3
de abril de 2007
La vida de la capital bajo el Transantiago ha cambiado drásticamente. Una minoría se ha visto favorecida con menos ruido, menos tránsito de buses y, acaso, un menor pago de pasajes. Generalmente se trata de personas del sector pasivo, que no necesitan usar el sistema en horas punta y que viven en zonas centrales de la ciudad, bien atendidas por los servicios troncales. Para el resto de la población, la situación es mucho peor que antes del 10 de febrero.
De acuerdo con una encuesta de la semana pasada, el 55 por ciento de los usuarios prefiere el sistema antiguo: pese a su incomodidad, su peligrosidad, el ruido y el maltrato de los conductores para con los pasajeros, los buses amarillos representan un servicio recordado como mejor que el actual.
Dicha encuesta no consideró a los automovilistas, que también se han visto perjudicados, porque la mala calidad del nuevo transporte público -en términos de comodidad y de seguridad de llegar a tiempo al destino- ha llevado a muchos usuarios al transporte privado, causando mayor congestión, demoras y atrasos.
Los problemas de los automovilistas son una anécdota en comparación con las odiseas que deben vivir muchos usuarios del transporte público -ejemplificadas en la edición de ayer de este diario-. Es el caso de personas de la tercera edad o con problemas de movilidad, que han quedado virtualmente aisladas en sus hogares, porque el Transantiago las obliga a caminar largas distancias, o porque los buses y el Metro están demasiado llenos para poder viajar en las condiciones que requieren.
Para el segmento activo de la población que debe llegar a sus labores a una hora determinada, el problema es la espera en los paraderos y la incertidumbre en el tiempo de viaje, además de la incomodidad de los transbordos y del viaje en buses o metros congestionados. Esto les ha significado levantarse más temprano, para procurar llegar a tiempo al trabajo, y tardar más en retornar a sus hogares. Así, se ha reducido el tiempo de descanso y aquel del que disponen los trabajadores para estar con sus familias, con el consiguiente costo anímico. Para los que laboran de noche, los problemas son mayores: a menudo no consiguen buses, pues el Transantiago no opera, en la práctica, en la madrugada. Deben esperar a veces horas para conseguir un bus "pirata".
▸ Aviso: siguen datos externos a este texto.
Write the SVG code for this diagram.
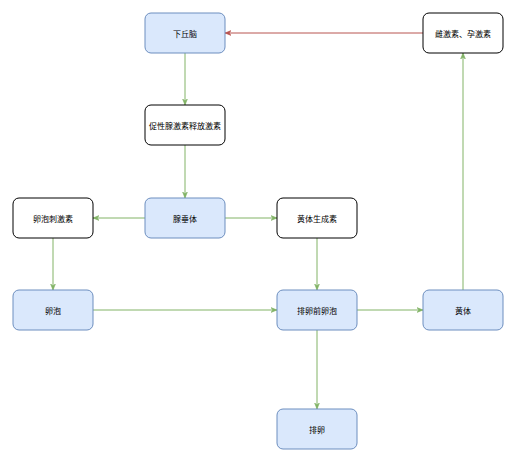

Esta situación ya ha comenzado a tener efectos sobre el aparato productivo del país. Los involuntarios atrasos tienen costos directos sobre las empresas, estimados entre 0,1 y 0,4 por ciento del producto mensual. Las metodologías usadas no son precisas, pero, en todo caso, subestiman los costos del proyecto, pues omiten aspectos tales como la menor calidad del trabajo, por el cansancio, así como el valor del mayor tiempo de viaje de los trabajadores.
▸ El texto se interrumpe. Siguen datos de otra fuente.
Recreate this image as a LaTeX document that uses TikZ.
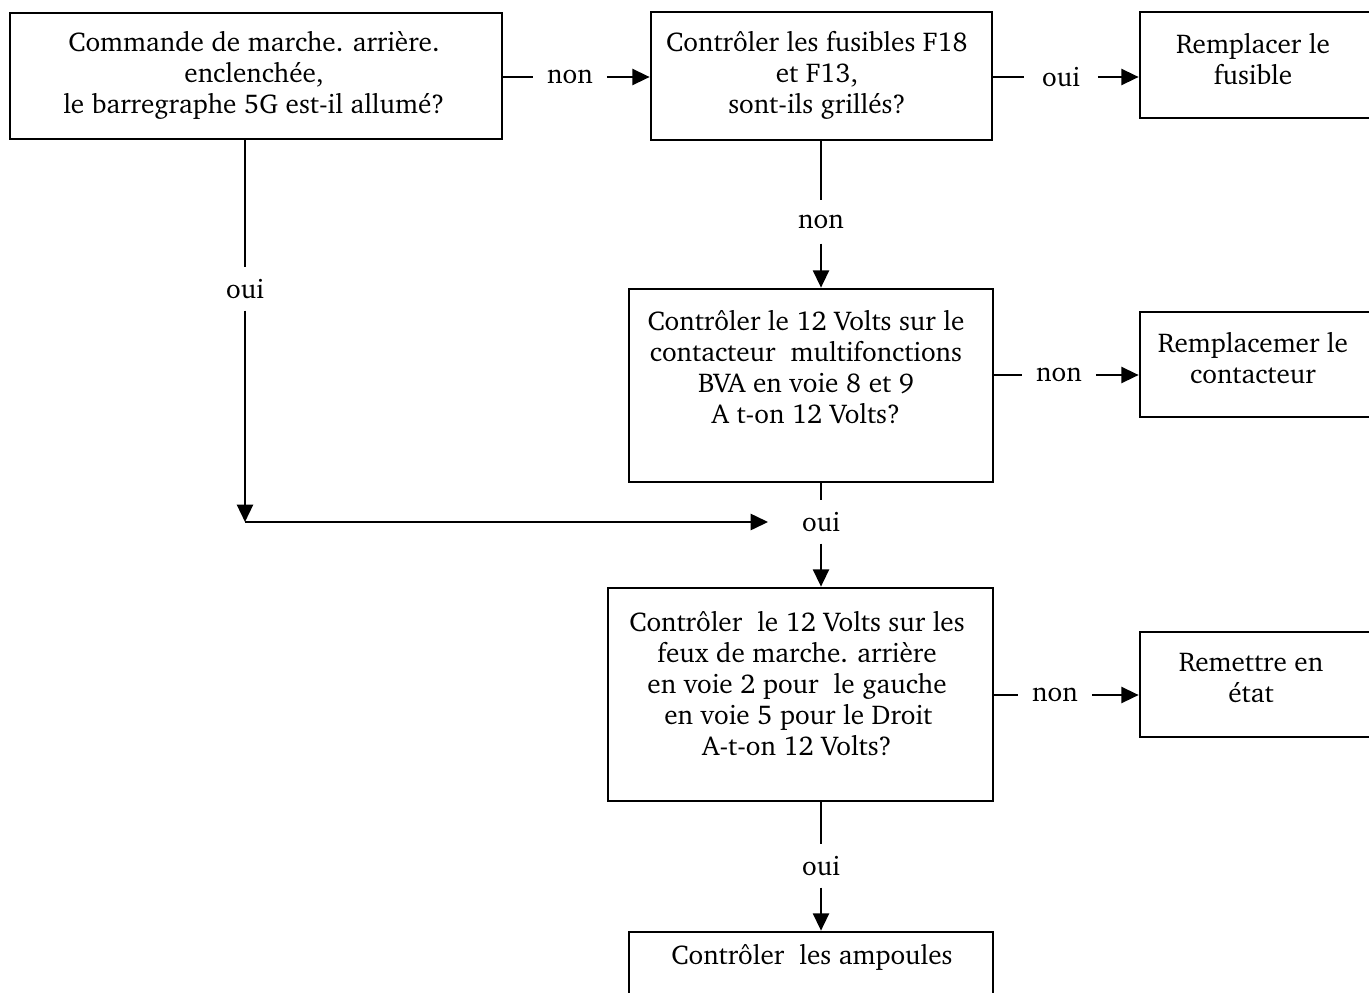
\documentclass[tikz,border=0pt]{standalone}
\usepackage[T1]{fontenc}
\usepackage{charter}
\usetikzlibrary{arrows.meta}
\tikzset{
  box/.style={draw, line width=2pt, rectangle, inner sep=0pt},
  txt/.style={align=center, inner sep=0pt, font=\fontsize{20.4}{23.25}\selectfont},
  lbl/.style={inner sep=0pt, minimum width=55pt, minimum height=32pt, font=\fontsize{20.4}{23.25}\selectfont},
  conn/.style={line width=1.8pt},
  arr/.style={line width=1.8pt, -{Triangle[length=13pt, width=12pt]}},
}
\begin{document}
\begin{tikzpicture}[x=0.75pt, y=-0.75pt]
\clip (0,0) rectangle (1369,992);
% boxes
\node[box, minimum width=369pt, minimum height=94.5pt] (b1) at (256,76) {};
\node[txt] (t1) at (254,75) {Commande de marche. arri\`ere.\\enclench\'ee,\\le barregraphe 5G est-il allum\'e?};
\node[box, minimum width=255.75pt, minimum height=96pt] (b2) at (821.5,76) {};
\node[txt] (t2) at (817,75) {Contr\^oler les fusibles F18\\et F13,\\sont-ils grill\'es?};
\node[box, minimum width=225pt, minimum height=79.5pt] (b3) at (1290,65) {};
\node[txt] (t3) at (1253,59) {Remplacer le\\fusible};
\node[box, minimum width=273pt, minimum height=144.75pt] (b4) at (811,385.5) {};
\node[txt] (t4) at (806,367.5) {Contr\^oler le 12 Volts sur le\\contacteur\ \ multifonctions\\BVA en voie 8 et 9\\A t-on 12 Volts?};
\node[box, minimum width=225pt, minimum height=78.75pt] (b5) at (1290,364.5) {};
\node[txt] (t5) at (1253,358) {Remplacemer le\\contacteur};
\node[box, minimum width=288.75pt, minimum height=159.75pt] (b6) at (800.5,694.5) {};
\node[txt] (t6) at (797,683.5) {Contr\^oler\ \ le 12 Volts sur les\\feux de marche. arri\`ere\hspace*{13pt}\\en voie 2 pour\ \ le gauche\hspace*{6pt}\\\hspace*{2pt}en voie 5 pour le Droit\\A-t-on 12 Volts?};
\node[box, minimum width=225pt, minimum height=78.75pt] (b7) at (1290,684.5) {};
\node[txt] (t7) at (1251,677.5) {Remettre en\\\'etat};
\node[box, minimum width=273pt, minimum height=90pt] (b8) at (811,992) {};
\node[txt] (t8) at (812,957) {Contr\^oler\ \ les ampoules};
% labels
\node[lbl] (n1) at (570,77) {non};
\node[lbl] (o1) at (1061,77) {oui};
\node[lbl] (n2) at (821,222) {non};
\node[lbl] (o2) at (245,289) {oui};
\node[lbl] (n3) at (1059,375) {non};
\node[lbl] (o3) at (821,522) {oui};
\node[lbl] (n4) at (1055,695) {non};
\node[lbl] (o4) at (821,866) {oui};
\coordinate (j) at (245,522);
% connectors
\draw[conn] (b1.east |- n1) -- (n1.west);
\draw[arr] (n1.east) -- (b2.west |- n1);
\draw[conn] (b2.east |- o1) -- (o1.west);
\draw[arr] (o1.east) -- (b3.west |- o1);
\draw[conn] (b2.south -| n2) -- (n2.north);
\draw[arr] (n2.south) -- (b4.north -| n2);
\draw[conn] (b4.east |- n3) -- (n3.west);
\draw[arr] (n3.east) -- (b5.west |- n3);
\draw[conn] (b1.south -| o2) -- (o2.north);
\draw[arr] (o2.south) -- (j);
\draw[arr, shorten >=12pt] (j) -- (o3.west);
\draw[conn] (b4.south -| o3) -- (o3.north);
\draw[arr] (o3.south) -- (b6.north -| o3);
\draw[conn] (b6.east |- n4) -- (n4.west);
\draw[arr] (n4.east) -- (b7.west |- n4);
\draw[conn] (b6.south -| o4) -- (o4.north);
\draw[arr] (o4.south) -- (b8.north -| o4);
\end{tikzpicture}
\end{document}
El Transantiago se creó con dos objetivos principales: mayor comodidad y menores tiempos de viaje en el transporte público. Se buscaba frenar el traslado masivo de la población al transporte privado, lo que se temía causaría una congestión creciente, haciendo inviable la ciudad. Por desgracia para el país, ha fallado en ambas dimensiones, adelantando la llegada de la crisis de la ciudad que pretendía evitar. Es posible que con un nuevo ministro y grandes montos de recursos fiscales se puedan resolver algunos de sus peores problemas y reducir los daños colaterales que está causando. En todo caso, las aspiraciones actuales son sustancialmente menos ambiciosas: si el Transantiago ofreciera una calidad de servicio similar a la del antiguo sistema, casi se consideraría un éxito. Es ésta una amarga conclusión para una iniciativa cuya concepción e implementación, hasta ahora, es un cúmulo increíble de errores técnicos y políticos.